◆ **STATED EXERCISE**: Line by line, reproduce exactly the beginning of the listing below, ending with the line that contains "import pandas as pd" and adding nothing.
━━━━━━
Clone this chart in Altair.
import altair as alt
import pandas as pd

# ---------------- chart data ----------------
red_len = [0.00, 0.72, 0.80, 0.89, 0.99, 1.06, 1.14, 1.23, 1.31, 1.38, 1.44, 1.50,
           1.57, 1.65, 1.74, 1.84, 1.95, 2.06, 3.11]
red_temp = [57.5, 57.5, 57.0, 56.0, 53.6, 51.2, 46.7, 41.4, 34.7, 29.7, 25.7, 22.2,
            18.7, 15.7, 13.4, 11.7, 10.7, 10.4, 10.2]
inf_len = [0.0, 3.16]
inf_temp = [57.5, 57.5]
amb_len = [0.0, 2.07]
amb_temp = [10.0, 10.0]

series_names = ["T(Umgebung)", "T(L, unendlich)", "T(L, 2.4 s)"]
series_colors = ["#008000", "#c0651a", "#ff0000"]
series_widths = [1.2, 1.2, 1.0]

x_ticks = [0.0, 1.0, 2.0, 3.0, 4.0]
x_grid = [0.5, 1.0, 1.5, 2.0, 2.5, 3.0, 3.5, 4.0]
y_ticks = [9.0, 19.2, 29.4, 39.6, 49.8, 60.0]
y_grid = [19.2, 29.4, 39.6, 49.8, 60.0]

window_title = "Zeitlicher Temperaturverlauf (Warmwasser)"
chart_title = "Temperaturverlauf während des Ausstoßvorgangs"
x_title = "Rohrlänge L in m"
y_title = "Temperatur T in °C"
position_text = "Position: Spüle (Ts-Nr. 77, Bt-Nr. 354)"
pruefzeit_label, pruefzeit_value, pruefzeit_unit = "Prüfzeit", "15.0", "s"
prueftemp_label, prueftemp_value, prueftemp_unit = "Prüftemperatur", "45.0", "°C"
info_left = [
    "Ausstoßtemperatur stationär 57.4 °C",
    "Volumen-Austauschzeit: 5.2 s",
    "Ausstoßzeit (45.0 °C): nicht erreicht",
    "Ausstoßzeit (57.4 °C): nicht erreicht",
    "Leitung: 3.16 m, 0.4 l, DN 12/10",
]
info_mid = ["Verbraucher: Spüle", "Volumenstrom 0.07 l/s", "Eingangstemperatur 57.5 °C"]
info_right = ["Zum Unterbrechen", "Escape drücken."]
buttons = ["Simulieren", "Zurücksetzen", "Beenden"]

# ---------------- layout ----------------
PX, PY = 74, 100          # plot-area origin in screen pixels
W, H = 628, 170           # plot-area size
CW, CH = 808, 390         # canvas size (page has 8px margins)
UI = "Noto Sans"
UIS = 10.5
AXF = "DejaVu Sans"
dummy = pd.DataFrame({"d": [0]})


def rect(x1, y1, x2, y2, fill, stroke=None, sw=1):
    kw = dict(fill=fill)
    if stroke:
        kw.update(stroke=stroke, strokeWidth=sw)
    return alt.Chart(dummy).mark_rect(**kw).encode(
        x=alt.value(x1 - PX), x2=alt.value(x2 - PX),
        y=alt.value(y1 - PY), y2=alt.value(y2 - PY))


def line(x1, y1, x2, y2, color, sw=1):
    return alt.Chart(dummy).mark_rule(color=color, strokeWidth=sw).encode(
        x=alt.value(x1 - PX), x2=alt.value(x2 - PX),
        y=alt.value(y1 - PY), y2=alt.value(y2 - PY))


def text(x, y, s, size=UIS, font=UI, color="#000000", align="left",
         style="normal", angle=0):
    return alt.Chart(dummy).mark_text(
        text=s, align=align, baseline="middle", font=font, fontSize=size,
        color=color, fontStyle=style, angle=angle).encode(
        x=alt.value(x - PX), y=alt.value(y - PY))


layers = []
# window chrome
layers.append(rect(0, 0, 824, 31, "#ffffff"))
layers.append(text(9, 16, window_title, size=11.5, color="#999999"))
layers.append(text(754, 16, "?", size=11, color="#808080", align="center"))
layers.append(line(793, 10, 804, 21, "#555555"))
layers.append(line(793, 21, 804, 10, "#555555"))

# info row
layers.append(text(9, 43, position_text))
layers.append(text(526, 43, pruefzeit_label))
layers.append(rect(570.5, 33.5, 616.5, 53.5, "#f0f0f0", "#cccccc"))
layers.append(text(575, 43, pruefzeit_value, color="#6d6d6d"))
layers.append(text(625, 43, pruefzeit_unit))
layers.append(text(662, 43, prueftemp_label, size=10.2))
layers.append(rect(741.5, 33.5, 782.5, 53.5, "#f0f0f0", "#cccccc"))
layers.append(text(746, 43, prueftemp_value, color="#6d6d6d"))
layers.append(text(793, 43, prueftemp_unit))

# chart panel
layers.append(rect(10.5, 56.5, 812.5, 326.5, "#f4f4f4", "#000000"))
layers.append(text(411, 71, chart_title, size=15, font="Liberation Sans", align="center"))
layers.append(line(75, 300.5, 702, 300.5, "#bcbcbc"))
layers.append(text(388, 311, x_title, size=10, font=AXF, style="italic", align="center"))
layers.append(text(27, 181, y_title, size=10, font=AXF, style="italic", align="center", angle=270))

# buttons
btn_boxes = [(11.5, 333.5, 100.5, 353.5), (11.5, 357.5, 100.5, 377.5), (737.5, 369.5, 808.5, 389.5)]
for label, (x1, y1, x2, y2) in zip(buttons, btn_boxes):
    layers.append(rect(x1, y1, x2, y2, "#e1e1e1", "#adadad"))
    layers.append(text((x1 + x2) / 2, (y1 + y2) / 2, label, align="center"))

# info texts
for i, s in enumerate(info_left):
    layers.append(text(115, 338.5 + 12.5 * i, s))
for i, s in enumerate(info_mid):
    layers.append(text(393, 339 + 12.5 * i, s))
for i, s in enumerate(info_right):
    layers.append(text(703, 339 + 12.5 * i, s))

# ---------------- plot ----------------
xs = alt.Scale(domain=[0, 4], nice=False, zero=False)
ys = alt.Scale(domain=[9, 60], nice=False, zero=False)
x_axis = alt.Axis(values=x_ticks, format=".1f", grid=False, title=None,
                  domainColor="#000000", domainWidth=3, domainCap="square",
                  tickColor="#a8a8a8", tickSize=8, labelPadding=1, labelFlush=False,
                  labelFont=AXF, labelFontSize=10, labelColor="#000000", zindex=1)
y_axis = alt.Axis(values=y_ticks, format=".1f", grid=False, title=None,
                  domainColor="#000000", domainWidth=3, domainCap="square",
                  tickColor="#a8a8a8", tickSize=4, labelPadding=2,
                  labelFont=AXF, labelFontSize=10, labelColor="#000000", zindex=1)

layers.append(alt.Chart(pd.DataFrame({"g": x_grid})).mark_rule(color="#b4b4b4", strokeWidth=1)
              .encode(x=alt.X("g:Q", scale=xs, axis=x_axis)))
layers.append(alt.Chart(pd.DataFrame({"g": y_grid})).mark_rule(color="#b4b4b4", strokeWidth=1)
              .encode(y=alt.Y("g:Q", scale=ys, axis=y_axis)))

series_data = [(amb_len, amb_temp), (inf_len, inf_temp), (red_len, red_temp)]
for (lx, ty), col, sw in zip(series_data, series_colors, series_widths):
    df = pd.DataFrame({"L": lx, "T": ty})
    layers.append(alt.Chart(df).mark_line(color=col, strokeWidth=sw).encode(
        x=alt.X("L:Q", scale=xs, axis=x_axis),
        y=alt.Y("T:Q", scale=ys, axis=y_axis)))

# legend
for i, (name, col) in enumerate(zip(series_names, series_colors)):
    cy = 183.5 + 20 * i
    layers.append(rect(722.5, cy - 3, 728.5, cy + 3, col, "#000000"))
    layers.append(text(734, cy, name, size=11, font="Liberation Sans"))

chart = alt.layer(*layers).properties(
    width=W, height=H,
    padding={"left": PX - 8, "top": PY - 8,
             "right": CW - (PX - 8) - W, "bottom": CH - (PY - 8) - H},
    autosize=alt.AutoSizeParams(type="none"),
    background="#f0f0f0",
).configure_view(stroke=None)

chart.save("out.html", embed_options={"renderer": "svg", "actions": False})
━━━━━━
◆ **SOLVED PROBLEM**:
Clone this chart in Altair.
import altair as alt
import pandas as pd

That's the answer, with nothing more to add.